Data Access Patterns
Different microservices exhibit varying data access patterns. Some may be read-heavy, while others are write-heavy. Designing and optimizing databases to handle these distinct patterns while ensuring they remain loosely coupled requires a sophisticated understanding of how data flows through the system.

Querying and Joining Data
One of the most significant hurdles is the inability to perform traditional SQL joins across different services. If a business requirement asks for a list of customers in a particular region along with their recent orders, the system cannot perform a single join because customer data and order data reside in separate databases. This necessitates the use of patterns like API Composition, where a separate layer aggregates data from multiple services.

Schema Evolution
Because microservices evolve independently, their database schemas also evolve independently. Managing schema changes efficiently is crucial so that a change in the schema of one service does not break the functionality of another service that relies on its API.

Data Partitioning
Achieving high performance and scalability requires the correct partitioning of data across microservices. If data is partitioned incorrectly, it can lead to bottlenecks and increased latency.

Technical Infrastructure and Requirements

The successful implementation of a microservices database design requires a robust supporting infrastructure. This infrastructure ensures that the autonomous services can communicate and scale without compromising the stability of the overall system.

The infrastructure typically consists of the following components:

Interservice Communication: To avoid tight coupling, services often use asynchronous messaging. This involves message brokers that handle the delivery of data between services without requiring them to be online simultaneously.
Containerization: Systems such as Docker or Kubernetes allow developers to package services with their specific dependencies. This ensures that the service runs identically in development, testing, and production environments.
Scaling Mechanisms: As demand grows, databases must be replicated and sharded. Sharding involves breaking a large database into smaller, more manageable pieces (shards) to distribute the load across multiple servers, which is a core component of the Scale Cube model.
Reusable Systems: To maintain efficiency, developers utilize reusable code or library functions. This is particularly effective when multiple services are written in the same language and platform, allowing for shared logic across teams.

Conclusion

The transition to a microservices database design is a strategic move that trades simplicity for scalability, resilience, and agility. By adopting the Database per Service pattern and Polyglot Persistence, organizations can ensure that their data architecture supports the autonomy of their development teams. The move away from a centralized database allows for the use of the most appropriate technology—whether relational, NoSQL, or graph—for each specific business function.

However, this decentralization necessitates a shift in how data integrity is handled. The loss of traditional ACID transactions across the entire application must be compensated for by implementing sophisticated patterns such as Saga for consistency, CQRS for performance, and Event Sourcing for auditability.
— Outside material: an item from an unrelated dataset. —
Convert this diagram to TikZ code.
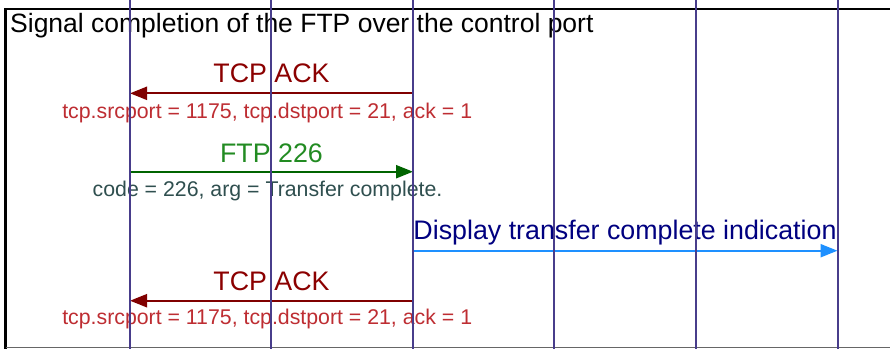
\documentclass[tikz,border=0pt]{standalone}
\usepackage{fontspec}
\setmainfont{Liberation Sans}
\usetikzlibrary{arrows.meta}
\definecolor{lifec}{HTML}{483D8B}
\definecolor{ackline}{HTML}{800000}
\definecolor{acktext}{HTML}{8B0000}
\definecolor{acksub}{HTML}{BE2D32}
\definecolor{ftpline}{HTML}{006400}
\definecolor{ftptext}{HTML}{228B22}
\definecolor{ftpsub}{HTML}{2F4F4F}
\definecolor{displine}{HTML}{1E90FF}
\definecolor{disptext}{HTML}{000080}
\begin{document}
\begin{tikzpicture}[x=1pt,y=-1pt,
  life/.style={draw=lifec, line width=2pt},
  msg/.style={line width=2.2pt, -{Triangle[length=17pt,width=13pt]}},
  mainlbl/.style={anchor=base, inner sep=0pt, font=\fontsize{26.8}{26.8}\selectfont},
  sublbl/.style={anchor=base, inner sep=0pt, font=\fontsize{21.3}{21.3}\selectfont},
  frame/.style={draw=black, line width=2.4pt}]
\useasboundingbox (0,0) rectangle (890,349);
\fill[white] (0,0) rectangle (890,349);
% frame
\coordinate (ftl) at (5.5,9);
\coordinate (ftr) at (890,9);
\coordinate (fbl) at (5.5,349);
\coordinate (fbbl) at (5.5,347.5);
\coordinate (fbbr) at (890,347.5);
\draw[frame] (ftr) -- (ftl) -- (fbl);
\draw[black!60, line width=1.2pt] (fbbl) -- (fbbr);
\node[anchor=base west, inner sep=0pt, font=\fontsize{26.5}{26.5}\selectfont] (title) at (10,32) {Signal completion of the FTP over the control port};
% messages
\coordinate (a1s) at (413,93.3);
\coordinate (a1e) at (130,93.3);
\draw[msg, ackline] (a1s) -- (a1e);
\node[mainlbl, acktext] (a1l) at (271.5,82.8) {TCP ACK};
\node[sublbl, acksub] (a1sl) at (267.2,118.2) {tcp.srcport = 1175, tcp.dstport = 21, ack = 1};

\coordinate (a2s) at (130,171.7);
\coordinate (a2e) at (413,171.7);
\draw[msg, ftpline] (a2s) -- (a2e);
\node[mainlbl, ftptext] (a2l) at (271.5,162.3) {FTP 226};
\node[sublbl, ftpsub] (a2sl) at (267.5,196.6) {code = 226, arg = Transfer complete.};

\coordinate (a3s) at (413,250.7);
\coordinate (a3e) at (837.5,250.7);
\draw[msg, displine] (a3s) -- (a3e);
\node[mainlbl, disptext] (a3l) at (625,239.3) {Display transfer complete indication};

\coordinate (a4s) at (413,300.7);
\coordinate (a4e) at (130,300.7);
\draw[msg, ackline] (a4s) -- (a4e);
\node[mainlbl, acktext] (a4l) at (271.5,290.2) {TCP ACK};
\node[sublbl, acksub] (a4sl) at (267.2,324.6) {tcp.srcport = 1175, tcp.dstport = 21, ack = 1};
% lifelines
\foreach \i/\x in {1/130,2/271,3/413.3,4/554.3,5/696,6/837.5}{
  \coordinate (L\i t) at (\x,0);
  \coordinate (L\i b) at (\x,349);
  \draw[life] (L\i t) -- (L\i b);
}
\end{tikzpicture}
\end{document}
The challenges of data consistency, schema evolution, and the inability to perform cross-service joins are not flaws in the architecture but are the inherent trade-offs of a distributed system.

Ultimately, the success of a microservices database design depends on the strict enforcement of boundaries. By keeping persistent data private and accessible only via APIs, architects prevent the degradation of the system into a distributed monolith. When combined with automated infrastructure and a clear partitioning strategy, this approach enables the creation of highly scalable, fault-tolerant applications capable of evolving rapidly to meet market demands.